Visit to local sculptor Bonga, who carves soap stone objects and jewelry and visit to the traditional Cassava Factory in Meldrum, where organic farmer S. Cudjoe produces cassava farine using traditional tools. An introduction to local organic farming in his nearby orchard is also part of the visit.
Day 7: Night/early morning Turtle Nesting Monitoring
After a leisurely day, be ready for a night out monitoring sea turtle nesting along the parks beaches (this exercise is part of Kido Turtle conservation project).
The nesting period of the Hawksbill Turtle (Eretmochelys imbricata) is from April to December, with peaks of activity between June and August (average of 140 eggs 3 or 4 times per season).
The largest species, the Leatherback Turtle (Dermochelys coriacea) between March and June (80 / 90 eggs, 5 or 6 times per season).

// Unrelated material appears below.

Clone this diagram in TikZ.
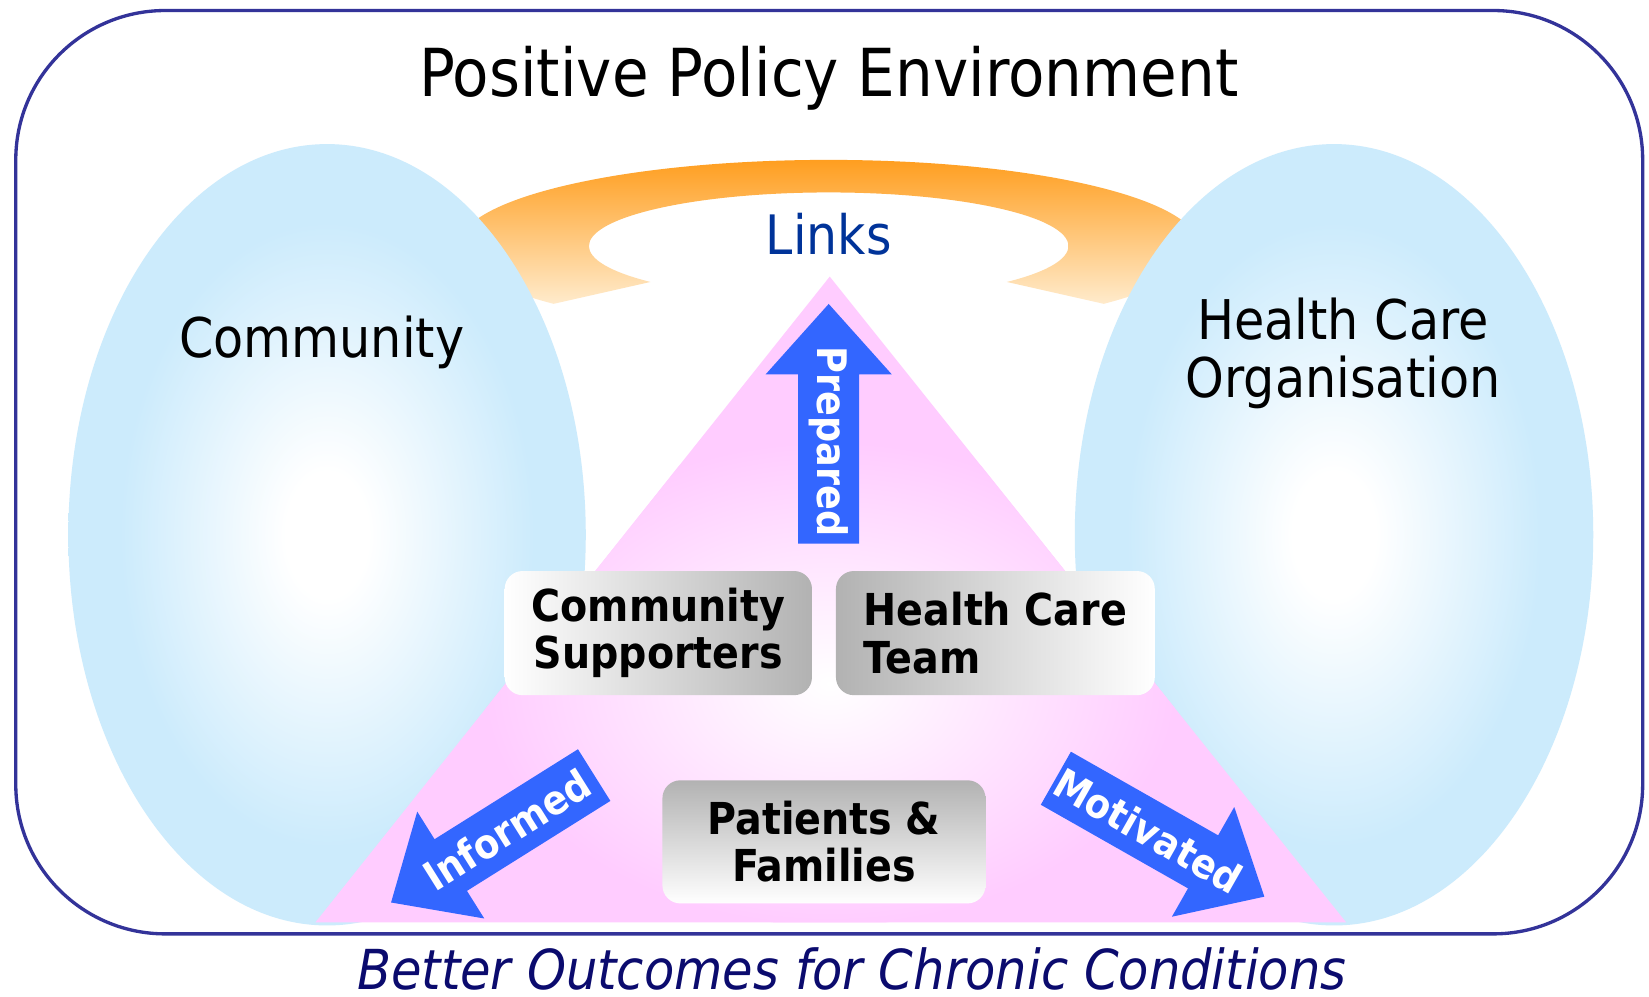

Marine turtles are an endangered species, threatened by pollution, overfishing, floating dragnets and illegal harvesting of their eggs, along with relentless nesting-habitat destruction. Hence the importance of establishing and maintaining pristine nature zones where these beautiful ancient creatures can come ashore to lay their eggs undisturbed as they have done for millions of years. Sea turtles always return to nest on the same beach where they were born!
Turtle monitoring and nest watching programs also discourage the malpractice of egg-poaching on the island, helping to build the necessary awareness network among visitors and local communities alike about the vital importance of turtle conservation.
Turtle watching in some islands has successfully created a viable economic alternative to the turtle sale market for meat and turtle shell souvenirs.
The rescue and release of individual specimen is also part of our program. The Green turtle in the picture was purchased and released by our team in safer waters.
Visitors donations towards the purchase of caught turtles will save more turtles from the pot.
Day 8: Offshore Islets tours
All around Carriacou sprout several uninhabited islets of volcanic origin and coral cays, surrounded by reefs.
Each represents an interesting eco-system, with land and marine fauna, vegetation and intertidal zone action.
Sandy Island, perhaps the most visited cay, is extremely beautiful, but in dire need of protection. A project for restoration and environmental management has been submitted for funding to international donors.
Jack Adam, Sandys different twin, is rarely visited but not less intriguing a volcanic crop with resilient vegetation. Several species of marine birds nest there.
Mabouya, with its shallow reef and steep rocks, has no easy approach. Thickly forested, it offers natural sanctuary to the bays numerous avian residents, as well as to lizards and iguanas.
White and Saline Island, South of Carriacou, exhibit tall pyroclastic volcanic plugs of recorded interest to the visiting geologist and naturalist.
On Saline Island there is a mangrove with a salt pond visited by incoming scientists.
A swim among the submerged roots of the mangroves will give you a glimpse of the multitude of juvenile fish, oysters and crustaceans sheltering there.
Large and Frigate Island are home to morocoi (red legged land tortoises), iguanas, wild goats and frigate birds.
Several islets can be explored in one day by sailing and by dinghy.
The sail to Isle de Ronde, near the submarine volcano Kickdem Jenny, is for the more adventurous only.